Consumer banking and high frequency trading

Many consumer banks or trading firms have low or zero RPO and RTO requirements and customers only within a single country or continent.

Tip

To learn more about how to achieve near zero RPO and RTO, see the following blog post, which supplements the use cases detailed below: Automatic Observer Promotion Brings Fast and Safe Multi-Datacenter Failover with Confluent Platform 6.1

Physical infrastructure

If Kafka powers physical infrastructure, like trains, then downtime or data loss may put lives at risk.

Implementation recommendations

In all three data centers, deploy Confluent Server nodes configured as kraft controllers. In a five-host controller cluster, deploy two in one fully-operational data center, deploy two in the other fully-operational data center, and deploy the fifth in the light data center. Deploy an equal number of brokers in each fully-operational data center.
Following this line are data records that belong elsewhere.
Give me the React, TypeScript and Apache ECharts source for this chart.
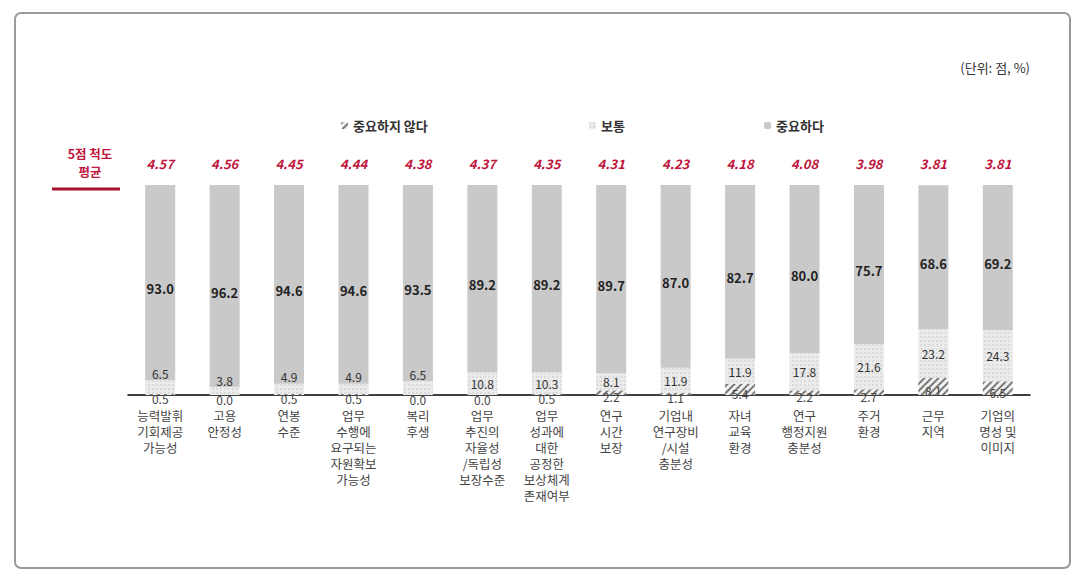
import React, { useEffect, useRef } from "react";
import * as echarts from "echarts";

const categories = [
  "능력발휘\n기회제공\n가능성",
  "고용\n안정성",
  "연봉\n수준",
  "업무\n수행에\n요구되는\n자원확보\n가능성",
  "복리\n후생",
  "업무\n추진의\n자율성\n/독립성\n보장수준",
  "업무\n성과에\n대한\n공정한\n보상체계\n존재여부",
  "연구\n시간\n보장",
  "기업내\n연구장비\n/시설\n충분성",
  "자녀\n교육\n환경",
  "연구\n행정지원\n충분성",
  "주거\n환경",
  "근무\n지역",
  "기업의\n명성 및\n이미지",
];
const notImportant = [0.5, 0.0, 0.5, 0.5, 0.0, 0.0, 0.5, 2.2, 1.1, 5.4, 2.2, 2.7, 8.1, 6.5];
const normal = [6.5, 3.8, 4.9, 4.9, 6.5, 10.8, 10.3, 8.1, 11.9, 11.9, 17.8, 21.6, 23.2, 24.3];
const important = [93.0, 96.2, 94.6, 94.6, 93.5, 89.2, 89.2, 89.7, 87.0, 82.7, 80.0, 75.7, 68.6, 69.2];
const averages = ["4.57", "4.56", "4.45", "4.44", "4.38", "4.37", "4.35", "4.31", "4.23", "4.18", "4.08", "3.98", "3.81", "3.81"];
const seriesNames = ["중요하지 않다", "보통", "중요하다"];

const FONT = "'Noto Sans CJK KR', 'Noto Sans', sans-serif";
const RED = "#c0143c";

export default function App() {
  const ref = useRef<HTMLDivElement>(null);
  useEffect(() => {
    if (!ref.current) return;
    const chart = echarts.init(ref.current, undefined, { renderer: "svg" });
    const hatch = {
      symbol: "rect",
      symbolSize: 1,
      dashArrayX: [1, 0],
      dashArrayY: [1.5, 3],
      rotation: -Math.PI / 4,
      color: "#7a7a7a",
    };
    const dots = {
      symbol: "circle",
      symbolSize: 0.8,
      dashArrayX: [[2, 2]],
      dashArrayY: [2, 2],
      color: "#d2d2d2",
    };
    const fmt = (p: any) => Number(p.value).toFixed(1);
    chart.setOption({
      animation: false,
      textStyle: { fontFamily: FONT },
      legend: [
        { data: [seriesNames[0]], left: 336, top: 114 },
        { data: [seriesNames[1]], left: 584, top: 114 },
        { data: [seriesNames[2]], left: 759, top: 114 },
      ].map((l) => ({
        ...l,
        itemWidth: 7,
        itemHeight: 7,
        itemGap: 4,
        textStyle: { fontSize: 13, fontWeight: "bold", color: "#333", fontFamily: FONT },
      })),
      grid: { left: 128, right: 55, top: 185, bottom: 185, containLabel: false },
      xAxis: [
        {
          type: "category",
          data: categories,
          axisLine: { lineStyle: { color: "#000", width: 1.5 } },
          axisTick: { inside: true, length: 10, lineStyle: { color: "#000", width: 1.5 } },
          axisLabel: {
            interval: 0,
            margin: 12,
            fontSize: 12.5,
            lineHeight: 16,
            color: "#444",
            fontFamily: FONT,
          },
        },
        {
          type: "category",
          position: "top",
          data: averages,
          axisLine: { show: false },
          axisTick: { show: false },
          axisLabel: {
            interval: 0,
            margin: 15,
            fontSize: 13,
            fontStyle: "italic",
            fontWeight: "bold",
            color: RED,
            fontFamily: FONT,
          },
        },
      ],
      yAxis: { type: "value", min: 0, max: 100, show: false },
      series: [
        {
          name: seriesNames[0],
          type: "bar",
          stack: "all",
          barWidth: 30,
          data: notImportant,
          itemStyle: { color: "#f2f2f2", decal: hatch },
          label: {
            show: true,
            position: "inside",
            offset: [0, 4],
            formatter: fmt,
            fontSize: 12,
            color: "#444",
            fontFamily: FONT,
          },
        },
        {
          name: seriesNames[1],
          type: "bar",
          stack: "all",
          barWidth: 30,
          data: normal.map((v) => ({
            value: v,
            label: v < 7 ? { position: "top", distance: 1 } : { position: "inside" },
          })),
          itemStyle: { color: "#ebebeb", decal: dots },
          label: {
            show: true,
            formatter: fmt,
            fontSize: 12,
            color: "#333",
            fontFamily: FONT,
          },
        },
        {
          name: seriesNames[2],
          type: "bar",
          stack: "all",
          barWidth: 30,
          data: important,
          itemStyle: { color: "#c9c9c9" },
          label: {
            show: true,
            position: "inside",
            offset: [0, 6],
            formatter: fmt,
            fontSize: 13,
            fontWeight: "bold",
            color: "#222",
            fontFamily: FONT,
          },
        },
      ],
      graphic: [
        {
          type: "rect",
          shape: { x: 15, y: 13, width: 1055, height: 555, r: 6 },
          style: { fill: "none", stroke: "#9a9a9a", lineWidth: 2 },
          silent: true,
        },
        {
          type: "text",
          right: 55,
          top: 61,
          style: { text: "(단위: 점, %)", fontSize: 13, fill: "#333", fontFamily: FONT },
        },
        {
          type: "text",
          x: 90,
          y: 162,
          style: {
            text: "5점 척도\n평균",
            fontSize: 12.5,
            fontWeight: "bold",
            fill: RED,
            align: "center",
            verticalAlign: "middle",
            lineHeight: 18,
            fontFamily: FONT,
          },
        },
        {
          type: "line",
          shape: { x1: 52, y1: 189, x2: 120, y2: 189 },
          style: { stroke: "#a3122a", lineWidth: 3 },
        },
      ],
    });
    return () => chart.dispose();
  }, []);
  return (
    <div
      ref={ref}
      style={{ position: "absolute", left: 0, top: 0, width: 1085, height: 580, background: "#fff" }}
    />
  );
}
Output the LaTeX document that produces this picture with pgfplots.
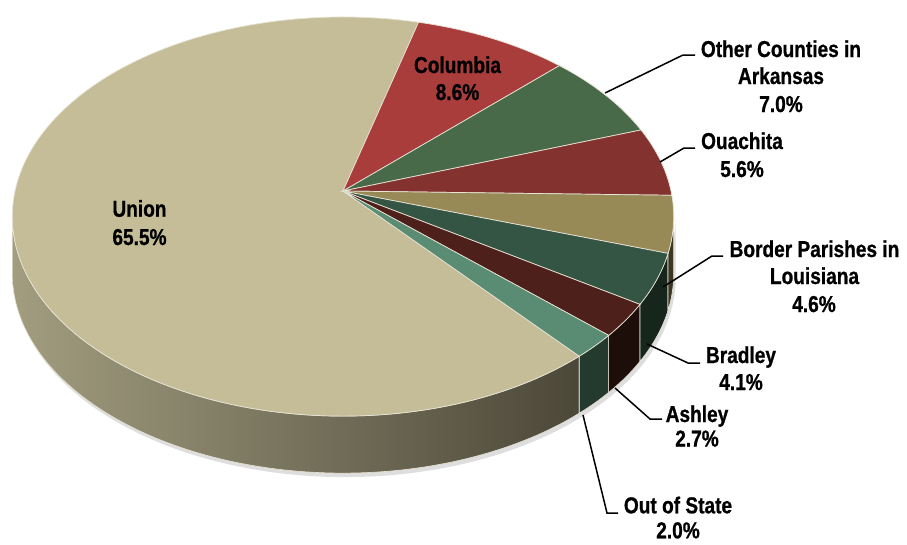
\documentclass[border=0pt]{standalone}
\usepackage{pgfplots}
\pgfplotsset{compat=1.18}
\usepackage{pgfplotstable}
\usepackage{fontspec}
\setmainfont{Liberation Sans}
\newfontfamily\lblfont{Liberation Sans}[FakeStretch=0.83, BoldFeatures={FakeBold=0.8}]
\newcommand\lbl{\lblfont\bfseries\fontsize{23}{28}\selectfont}

\definecolor{cUnion}{RGB}{197,189,152}
\definecolor{cColumbia}{RGB}{169,61,60}
\definecolor{cOther}{RGB}{72,106,72}
\definecolor{cOuachita}{RGB}{131,50,48}
\definecolor{cBorder}{RGB}{152,138,87}
\definecolor{cBradley}{RGB}{52,84,68}
\definecolor{cAshley}{RGB}{78,32,27}
\definecolor{cOoS}{RGB}{90,140,115}
\definecolor{sBorder}{RGB}{58,54,34}
\definecolor{sBradley}{RGB}{22,38,29}
\definecolor{sAshley}{RGB}{30,14,10}
\definecolor{sOoS}{RGB}{37,58,46}
\definecolor{sUnionL}{RGB}{162,157,127}
\definecolor{sUnionR}{RGB}{76,72,57}
\definecolor{edge}{RGB}{232,228,214}

% slice values (percent), clockwise from the top
\pgfplotstableread{
name value
Columbia 8.6
Other 7.0
Ouachita 5.6
Border 4.6
Bradley 4.1
Ashley 2.7
OutOfState 2.0
Union 65.5
}\piedata

\newcommand\getval[2]{\pgfplotstablegetelem{#1}{value}\of\piedata\let#2\pgfplotsretval}
\getval{0}\vA \getval{1}\vB \getval{2}\vC \getval{3}\vD
\getval{4}\vE \getval{5}\vF \getval{6}\vG \getval{7}\vH
\pgfmathsetmacro\tot{\vA+\vB+\vC+\vD+\vE+\vF+\vG+\vH}
\pgfmathsetmacro\sc{360/\tot}
\pgfmathsetmacro\tA{75}
\pgfmathsetmacro\tB{\tA-\vA*\sc}
\pgfmathsetmacro\tC{\tB-\vB*\sc}
\pgfmathsetmacro\tD{\tC-\vC*\sc}
\pgfmathsetmacro\tE{\tD-\vD*\sc}
\pgfmathsetmacro\tF{\tE-\vE*\sc}
\pgfmathsetmacro\tG{\tF-\vF*\sc}
\pgfmathsetmacro\tH{\tG-\vG*\sc}
\pgfmathsetmacro\tI{\tH-\vH*\sc}
\pgfmathsetmacro\vis{asin(0.128)}
\pgfmathsetmacro\visR{-\vis}
\pgfmathsetmacro\visL{-180+\vis}

\begin{document}
\begin{tikzpicture}
\begin{axis}[width=907pt, height=544pt, scale only axis,
  xmin=0, xmax=907, ymin=0, ymax=544, y dir=reverse,
  hide axis, clip=false,
  declare function={
    PX(\t)=343+328*cos(\t)/(1+0.128*sin(\t));
    PY(\t)=191-196.3*sin(\t)/(1+0.128*sin(\t));
    th(\t,\a,\b)=ifthenelse(\t<150, \a+(\b-\a)*\t/100, \b-(\b-\a)*(\t-200)/100);
    off(\t)=ifthenelse(\t<150, 0, 57);
    offS(\t)=ifthenelse(\t<150, 0, 61);
  }]
\path (0,0) rectangle (907,544);

% soft shadow
\addplot[draw=none, fill=black, opacity=0.13, samples at={0,1,...,100,200,201,...,300}]
  ({PX(th(x,\visL,\visR))+2},{PY(th(x,\visL,\visR))+offS(x)}) -- cycle;

% side walls
\addplot[draw=edge, line width=0.6pt, left color=sUnionL, right color=sUnionR,
  samples at={0,1,...,100,200,201,...,300}]
  ({PX(th(x,\visL,\tH))},{PY(th(x,\visL,\tH))+off(x)}) -- cycle;
\addplot[draw=edge, line width=0.6pt, fill=sOoS, samples at={0,2,...,100,200,202,...,300}]
  ({PX(th(x,\tH,\tG))},{PY(th(x,\tH,\tG))+off(x)}) -- cycle;
\addplot[draw=edge, line width=0.6pt, fill=sAshley, samples at={0,2,...,100,200,202,...,300}]
  ({PX(th(x,\tG,\tF))},{PY(th(x,\tG,\tF))+off(x)}) -- cycle;
\addplot[draw=edge, line width=0.6pt, fill=sBradley, samples at={0,2,...,100,200,202,...,300}]
  ({PX(th(x,\tF,\tE))},{PY(th(x,\tF,\tE))+off(x)}) -- cycle;
\addplot[draw=edge, line width=0.6pt, fill=sBorder, samples at={0,2,...,100,200,202,...,300}]
  ({PX(th(x,\tE,\visR))},{PY(th(x,\tE,\visR))+off(x)}) -- cycle;

% top faces
\addplot[fill=cUnion, draw=edge, line width=0.7pt, domain=\tI:\tH, samples=240] ({PX(x)},{PY(x)}) -- (343,191) -- cycle;
\addplot[fill=cColumbia, draw=edge, line width=0.7pt, domain=\tB:\tA, samples=60] ({PX(x)},{PY(x)}) -- (343,191) -- cycle;
\addplot[fill=cOther, draw=edge, line width=0.7pt, domain=\tC:\tB, samples=60] ({PX(x)},{PY(x)}) -- (343,191) -- cycle;
\addplot[fill=cOuachita, draw=edge, line width=0.7pt, domain=\tD:\tC, samples=60] ({PX(x)},{PY(x)}) -- (343,191) -- cycle;
\addplot[fill=cBorder, draw=edge, line width=0.7pt, domain=\tE:\tD, samples=60] ({PX(x)},{PY(x)}) -- (343,191) -- cycle;
\addplot[fill=cBradley, draw=edge, line width=0.7pt, domain=\tF:\tE, samples=60] ({PX(x)},{PY(x)}) -- (343,191) -- cycle;
\addplot[fill=cAshley, draw=edge, line width=0.7pt, domain=\tG:\tF, samples=60] ({PX(x)},{PY(x)}) -- (343,191) -- cycle;
\addplot[fill=cOoS, draw=edge, line width=0.7pt, domain=\tH:\tG, samples=60] ({PX(x)},{PY(x)}) -- (343,191) -- cycle;

% leader lines
\draw[line width=1.5pt] (605,93) -- (683,55) -- (695,55);
\draw[line width=1.5pt] (660,162) -- (684,148) -- (695,148);
\draw[line width=1.5pt] (663,287) -- (712,256) -- (723,256);
\draw[line width=1.5pt] (647,344) -- (688,363) -- (700,363);
\draw[line width=1.5pt] (615,388) -- (650,419) -- (662,419);
\draw[line width=1.5pt] (583,415) -- (607,513) -- (618,513);

% labels
\node[anchor=base, font=\lbl, inner sep=0pt] at (139.5,216.7) {Union};
\node[anchor=base, font=\lbl, inner sep=0pt] at (139.5,245) {65.5\%};
\node[anchor=base, font=\lbl, inner sep=0pt] at (457.5,73) {Columbia};
\node[anchor=base, font=\lbl, inner sep=0pt] at (457.5,100) {8.6\%};
\node[anchor=base, font=\lbl, inner sep=0pt] at (781,57) {Other Counties in};
\node[anchor=base, font=\lbl, inner sep=0pt] at (781,84) {Arkansas};
\node[anchor=base, font=\lbl, inner sep=0pt] at (781,112) {7.0\%};
\node[anchor=base, font=\lbl, inner sep=0pt] at (742,149) {Ouachita};
\node[anchor=base, font=\lbl, inner sep=0pt] at (742,177) {5.6\%};
\node[anchor=base, font=\lbl, inner sep=0pt] at (814.5,257) {Border Parishes in};
\node[anchor=base, font=\lbl, inner sep=0pt] at (814.5,284) {Louisiana};
\node[anchor=base, font=\lbl, inner sep=0pt] at (814,312) {4.6\%};
\node[anchor=base, font=\lbl, inner sep=0pt] at (741,363) {Bradley};
\node[anchor=base, font=\lbl, inner sep=0pt] at (741,390) {4.1\%};
\node[anchor=base, font=\lbl, inner sep=0pt] at (697,422) {Ashley};
\node[anchor=base, font=\lbl, inner sep=0pt] at (697,446.5) {2.7\%};
\node[anchor=base, font=\lbl, inner sep=0pt] at (678,513.3) {Out of State};
\node[anchor=base, font=\lbl, inner sep=0pt] at (678,538.3) {2.0\%};
\end{axis}
\end{tikzpicture}
\end{document}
Enable and configure the Configure Multi-Region Clusters in Confluent Platform, including self-promoting observers, as described in Automatic Observer Promotion Brings Fast and Safe Multi-Datacenter Failover with Confluent Platform 6.1.

Note that MRC is only available in Confluent Platform.

Note

You can contact Confluent for guidance when considering these architectures. Working with Confluent Professional Services is highly recommended to ensure the proper tuning and configuration is done to achieve these strict requirements

Architecture diagram

../_images/mr-2.5-region-active-active.png

Comparison chart of multi-region options

Product

Confluent Cloud Support

RPO in a DC failure

RTO in a DC failure

Description

Cluster Linking for Confluent Platform

Yes, self-managed connecting to Confluent Cloud

> 0

> 0

Cluster Linking perfectly mirrors topics and metadata from one data center to another, and is built into Confluent Server brokers

MirrorMaker

Yes, self-managed connecting to Confluent Cloud

> 0

> 0

KIP-382

Configure Multi-Region Clusters in Confluent Platform

No

= 0 or > 0, depending on the configuration

>= 0

Multi-Region Clusters (MRC) is a feature set that supports seamless failover and simpler multi-data center architectures.